-- START OF Entries --
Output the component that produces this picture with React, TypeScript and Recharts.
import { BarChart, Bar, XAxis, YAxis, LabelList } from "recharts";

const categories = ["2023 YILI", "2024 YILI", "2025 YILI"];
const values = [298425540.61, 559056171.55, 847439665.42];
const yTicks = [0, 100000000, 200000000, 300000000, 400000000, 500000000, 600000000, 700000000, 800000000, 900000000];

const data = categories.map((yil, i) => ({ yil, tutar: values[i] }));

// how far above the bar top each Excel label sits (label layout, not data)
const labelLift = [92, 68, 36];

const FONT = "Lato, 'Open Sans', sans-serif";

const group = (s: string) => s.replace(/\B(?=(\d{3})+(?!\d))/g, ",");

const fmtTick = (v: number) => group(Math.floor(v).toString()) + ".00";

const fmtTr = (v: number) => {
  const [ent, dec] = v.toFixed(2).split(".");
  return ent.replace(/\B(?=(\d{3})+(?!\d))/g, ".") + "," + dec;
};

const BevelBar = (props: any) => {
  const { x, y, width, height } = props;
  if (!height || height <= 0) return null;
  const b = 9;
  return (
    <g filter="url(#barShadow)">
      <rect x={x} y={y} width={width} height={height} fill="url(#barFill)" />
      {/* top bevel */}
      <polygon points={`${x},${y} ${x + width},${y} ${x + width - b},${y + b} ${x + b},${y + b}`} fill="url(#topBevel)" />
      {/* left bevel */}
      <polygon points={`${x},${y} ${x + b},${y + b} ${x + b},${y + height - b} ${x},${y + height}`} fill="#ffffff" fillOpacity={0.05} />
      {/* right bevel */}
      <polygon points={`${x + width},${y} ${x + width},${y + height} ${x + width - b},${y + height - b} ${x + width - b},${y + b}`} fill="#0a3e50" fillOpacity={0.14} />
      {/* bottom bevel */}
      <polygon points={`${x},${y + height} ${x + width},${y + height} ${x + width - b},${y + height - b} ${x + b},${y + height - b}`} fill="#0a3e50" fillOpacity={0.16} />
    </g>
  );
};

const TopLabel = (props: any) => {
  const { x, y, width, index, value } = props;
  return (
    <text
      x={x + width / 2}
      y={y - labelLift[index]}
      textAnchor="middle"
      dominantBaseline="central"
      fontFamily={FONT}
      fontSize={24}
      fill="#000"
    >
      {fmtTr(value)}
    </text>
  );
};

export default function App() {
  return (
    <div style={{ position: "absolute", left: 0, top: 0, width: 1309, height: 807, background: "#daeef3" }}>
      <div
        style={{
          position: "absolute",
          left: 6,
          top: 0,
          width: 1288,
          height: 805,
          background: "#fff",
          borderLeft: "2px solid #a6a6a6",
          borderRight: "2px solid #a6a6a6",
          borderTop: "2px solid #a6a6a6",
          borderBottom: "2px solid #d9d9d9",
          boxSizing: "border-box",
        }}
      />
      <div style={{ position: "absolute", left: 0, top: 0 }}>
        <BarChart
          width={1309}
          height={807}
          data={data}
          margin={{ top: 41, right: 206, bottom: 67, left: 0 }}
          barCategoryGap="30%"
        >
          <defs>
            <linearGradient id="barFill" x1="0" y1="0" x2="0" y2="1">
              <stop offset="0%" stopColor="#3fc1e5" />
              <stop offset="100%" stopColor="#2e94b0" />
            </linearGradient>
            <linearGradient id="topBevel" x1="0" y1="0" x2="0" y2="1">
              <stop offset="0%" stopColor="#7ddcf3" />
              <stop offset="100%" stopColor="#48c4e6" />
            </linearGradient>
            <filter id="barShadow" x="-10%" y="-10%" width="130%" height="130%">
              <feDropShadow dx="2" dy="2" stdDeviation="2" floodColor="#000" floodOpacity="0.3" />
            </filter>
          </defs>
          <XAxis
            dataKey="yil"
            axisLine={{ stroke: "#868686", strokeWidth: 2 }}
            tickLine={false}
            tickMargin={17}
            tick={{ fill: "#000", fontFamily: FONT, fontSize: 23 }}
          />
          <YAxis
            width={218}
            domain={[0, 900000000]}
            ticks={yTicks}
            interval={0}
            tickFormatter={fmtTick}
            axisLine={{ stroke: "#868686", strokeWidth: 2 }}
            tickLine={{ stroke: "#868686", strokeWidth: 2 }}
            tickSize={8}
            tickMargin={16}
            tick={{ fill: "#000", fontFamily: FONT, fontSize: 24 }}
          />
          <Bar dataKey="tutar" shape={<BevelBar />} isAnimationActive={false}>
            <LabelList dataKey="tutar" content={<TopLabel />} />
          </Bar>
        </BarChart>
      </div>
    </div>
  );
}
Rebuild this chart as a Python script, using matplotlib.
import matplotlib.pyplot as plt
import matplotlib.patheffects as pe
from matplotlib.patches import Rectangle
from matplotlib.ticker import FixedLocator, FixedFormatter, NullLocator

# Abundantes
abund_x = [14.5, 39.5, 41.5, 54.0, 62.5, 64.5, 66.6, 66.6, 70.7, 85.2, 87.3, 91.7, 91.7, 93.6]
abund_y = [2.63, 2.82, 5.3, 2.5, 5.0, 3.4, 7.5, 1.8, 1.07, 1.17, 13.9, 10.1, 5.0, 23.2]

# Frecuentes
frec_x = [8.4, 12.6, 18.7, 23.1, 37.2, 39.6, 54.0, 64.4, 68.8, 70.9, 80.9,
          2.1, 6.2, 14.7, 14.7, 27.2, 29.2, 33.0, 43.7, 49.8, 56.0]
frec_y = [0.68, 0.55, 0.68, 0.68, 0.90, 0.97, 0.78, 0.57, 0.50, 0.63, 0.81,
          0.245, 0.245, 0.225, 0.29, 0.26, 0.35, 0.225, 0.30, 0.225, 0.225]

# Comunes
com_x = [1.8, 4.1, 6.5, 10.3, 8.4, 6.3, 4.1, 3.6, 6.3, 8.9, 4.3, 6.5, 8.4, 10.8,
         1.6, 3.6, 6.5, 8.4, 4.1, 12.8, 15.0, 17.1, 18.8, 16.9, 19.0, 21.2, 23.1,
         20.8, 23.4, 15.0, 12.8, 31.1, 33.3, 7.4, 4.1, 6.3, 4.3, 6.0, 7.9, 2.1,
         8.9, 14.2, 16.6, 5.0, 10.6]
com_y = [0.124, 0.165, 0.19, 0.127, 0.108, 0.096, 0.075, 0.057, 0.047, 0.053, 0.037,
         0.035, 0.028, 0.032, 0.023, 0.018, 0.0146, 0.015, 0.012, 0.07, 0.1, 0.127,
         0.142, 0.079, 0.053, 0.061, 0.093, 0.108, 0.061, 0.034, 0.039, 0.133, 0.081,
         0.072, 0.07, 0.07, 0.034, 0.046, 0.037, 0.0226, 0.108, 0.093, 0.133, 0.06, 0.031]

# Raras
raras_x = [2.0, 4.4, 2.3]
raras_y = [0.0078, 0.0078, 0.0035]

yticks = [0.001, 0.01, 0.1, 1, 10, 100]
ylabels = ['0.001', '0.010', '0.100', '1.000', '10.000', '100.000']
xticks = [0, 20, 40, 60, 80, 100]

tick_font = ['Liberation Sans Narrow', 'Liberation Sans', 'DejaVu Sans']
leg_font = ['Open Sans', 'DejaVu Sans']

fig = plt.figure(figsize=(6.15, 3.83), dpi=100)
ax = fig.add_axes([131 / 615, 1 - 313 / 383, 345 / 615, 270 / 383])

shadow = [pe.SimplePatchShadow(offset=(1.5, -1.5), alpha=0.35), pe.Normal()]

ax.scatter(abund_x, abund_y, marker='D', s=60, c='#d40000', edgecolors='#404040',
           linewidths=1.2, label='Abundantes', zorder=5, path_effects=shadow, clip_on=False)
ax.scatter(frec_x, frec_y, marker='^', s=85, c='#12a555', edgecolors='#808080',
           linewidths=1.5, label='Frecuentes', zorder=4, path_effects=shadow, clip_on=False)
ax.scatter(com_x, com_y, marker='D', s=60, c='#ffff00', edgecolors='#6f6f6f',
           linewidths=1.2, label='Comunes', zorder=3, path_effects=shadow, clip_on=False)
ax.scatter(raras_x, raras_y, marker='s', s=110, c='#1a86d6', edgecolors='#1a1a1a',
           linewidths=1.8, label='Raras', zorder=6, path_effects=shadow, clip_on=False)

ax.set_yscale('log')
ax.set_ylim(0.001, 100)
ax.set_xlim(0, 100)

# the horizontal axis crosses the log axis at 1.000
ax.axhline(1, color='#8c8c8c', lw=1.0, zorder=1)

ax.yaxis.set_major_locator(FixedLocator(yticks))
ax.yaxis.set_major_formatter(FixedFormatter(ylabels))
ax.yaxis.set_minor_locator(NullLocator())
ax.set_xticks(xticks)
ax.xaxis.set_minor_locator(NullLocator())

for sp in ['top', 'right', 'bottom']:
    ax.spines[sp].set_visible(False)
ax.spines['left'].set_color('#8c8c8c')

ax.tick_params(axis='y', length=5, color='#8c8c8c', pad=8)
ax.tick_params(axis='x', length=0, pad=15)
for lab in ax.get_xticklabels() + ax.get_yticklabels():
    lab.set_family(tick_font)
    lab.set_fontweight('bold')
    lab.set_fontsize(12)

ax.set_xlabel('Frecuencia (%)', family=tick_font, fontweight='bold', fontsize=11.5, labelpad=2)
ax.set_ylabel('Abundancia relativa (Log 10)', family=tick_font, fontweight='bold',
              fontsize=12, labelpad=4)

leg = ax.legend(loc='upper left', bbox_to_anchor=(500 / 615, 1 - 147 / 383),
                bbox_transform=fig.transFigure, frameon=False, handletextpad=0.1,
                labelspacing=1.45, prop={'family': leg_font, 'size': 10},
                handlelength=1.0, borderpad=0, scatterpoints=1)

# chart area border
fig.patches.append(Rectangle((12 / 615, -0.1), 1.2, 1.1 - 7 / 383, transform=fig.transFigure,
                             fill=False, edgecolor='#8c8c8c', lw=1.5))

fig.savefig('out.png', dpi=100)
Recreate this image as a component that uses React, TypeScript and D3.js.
-- END OF Entries --
[Exercise prompt]:
In this exercise, copy only the lines from the opening line of the material through the line where "XAxis, YAxis, LabelList" appears.

[Exercise answer]:
Output the component that produces this picture with React, TypeScript and Recharts.
import { BarChart, Bar, XAxis, YAxis, LabelList } from "recharts";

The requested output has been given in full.